Information supplied >>
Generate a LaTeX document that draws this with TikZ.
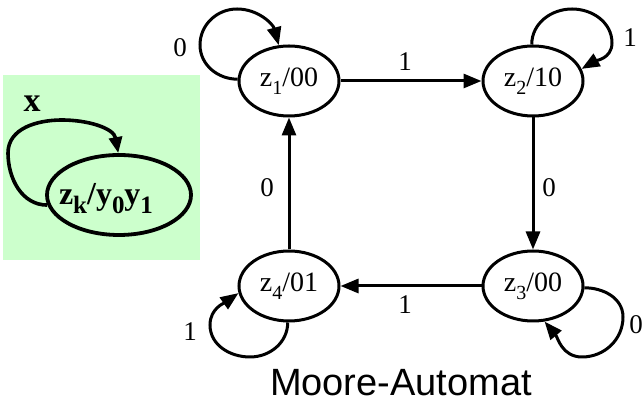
\documentclass[tikz,border=0pt]{standalone}
\usepackage{fontspec}
\setmainfont{Liberation Serif}
\newfontfamily\captionsans{Liberation Sans}
\usetikzlibrary{arrows.meta,shapes.geometric}
\definecolor{legendgreen}{RGB}{204,255,204}
% lowered index digit/letter in a given size
\newcommand{\lowidx}[2][20]{\raisebox{-0.28em}{\fontsize{#1}{#1}\selectfont #2}}
\begin{document}
\begin{tikzpicture}[x=1pt,y=1pt,
  state/.style={ellipse, draw, line width=3pt, minimum width=100pt,
    minimum height=70pt, inner sep=0pt, font=\fontsize{28}{30}\selectfont},
  edgelabel/.style={font=\fontsize{27}{30}\selectfont, inner sep=0pt},
  trans/.style={line width=3pt, -{Triangle[length=18pt,width=14pt]}},
  legendstate/.style={ellipse, draw, line width=3.8pt, minimum width=144pt,
    minimum height=80pt, inner sep=0pt},
  legendtext/.style={inner sep=0pt, font=\bfseries\fontsize{32}{36}\selectfont},
  legendtrans/.style={line width=3.6pt, -{Triangle[length=16pt,width=13pt]}}]
\useasboundingbox (0,0) rectangle (643,403);

% legend box
\fill[legendgreen] (3,143) rectangle (200,328);
\node[legendstate] (zk) at (119,208) {};
\node[legendtext] (zktext) at (106,204) {z\lowidx[25]{k}/y\lowidx[25]{0}y\lowidx[25]{1}};
\node[legendtext, font=\bfseries\fontsize{34}{36}\selectfont] (xlab) at (32,299) {x};
\draw[legendtrans] (zk.188) to[out=180,in=-90] (8,250) to[out=90,in=180] (62,283)
  to[out=0,in=100] (zk.91);

% states
\node[state] (z1) at (289,322) {z\lowidx{1}/00};
\node[state] (z2) at (533,322) {z\lowidx{2}/10};
\node[state] (z3) at (533,117) {z\lowidx{3}/00};
\node[state] (z4) at (289,117) {z\lowidx{4}/01};

% transitions between states
\draw[trans] (z1.east) -- (z2.west);
\draw[trans] (z2.south) -- (z3.north);
\draw[trans] (z3.west) -- (z4.east);
\draw[trans] (z4.north) -- (z1.south);
\node[edgelabel] (l12) at (405,341) {1};
\node[edgelabel] (l23) at (549,215) {0};
\node[edgelabel] (l34) at (405,98) {1};
\node[edgelabel] (l41) at (267,215) {0};

% self loops
\draw[trans] (z1.178) to[out=180,in=-90] (200,358) to[out=90,in=180] (237,394)
  to[out=0,in=105] (z1.106);
\node[edgelabel] (l11) at (180,355) {0};

\draw[trans] (z2.92) to[out=90,in=180] (572,394) to[out=0,in=90] (612,360)
  to[out=-90,in=30] (z2.14);
\node[edgelabel] (l22) at (630,365) {1};

\draw[trans] (z3.358) to[out=0,in=90] (623,86) to[out=-90,in=0] (582,46)
  to[out=180,in=-50] (z3.288);
\node[edgelabel] (l33) at (636,78) {0};

\draw[trans] (z4.268) to[out=-90,in=0] (250,46) to[out=180,in=-90] (210,78)
  to[out=90,in=215] (z4.188);
\node[edgelabel] (l44) at (190,71) {1};

% caption
\node[font=\captionsans\fontsize{38}{40}\selectfont, anchor=base, inner sep=0pt]
  (cap) at (401,7) {Moore-Automat};
\end{tikzpicture}
\end{document}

Job >> Set down again, exactly, the lines of the material above from its first line to the one with "(0,0) rectangle (643,403);", inclusive. Leave the pictures out.

Expected answer >>
Generate a LaTeX document that draws this with TikZ.
\documentclass[tikz,border=0pt]{standalone}
\usepackage{fontspec}
\setmainfont{Liberation Serif}
\newfontfamily\captionsans{Liberation Sans}
\usetikzlibrary{arrows.meta,shapes.geometric}
\definecolor{legendgreen}{RGB}{204,255,204}
% lowered index digit/letter in a given size
\newcommand{\lowidx}[2][20]{\raisebox{-0.28em}{\fontsize{#1}{#1}\selectfont #2}}
\begin{document}
\begin{tikzpicture}[x=1pt,y=1pt,
  state/.style={ellipse, draw, line width=3pt, minimum width=100pt,
    minimum height=70pt, inner sep=0pt, font=\fontsize{28}{30}\selectfont},
  edgelabel/.style={font=\fontsize{27}{30}\selectfont, inner sep=0pt},
  trans/.style={line width=3pt, -{Triangle[length=18pt,width=14pt]}},
  legendstate/.style={ellipse, draw, line width=3.8pt, minimum width=144pt,
    minimum height=80pt, inner sep=0pt},
  legendtext/.style={inner sep=0pt, font=\bfseries\fontsize{32}{36}\selectfont},
  legendtrans/.style={line width=3.6pt, -{Triangle[length=16pt,width=13pt]}}]
\useasboundingbox (0,0) rectangle (643,403);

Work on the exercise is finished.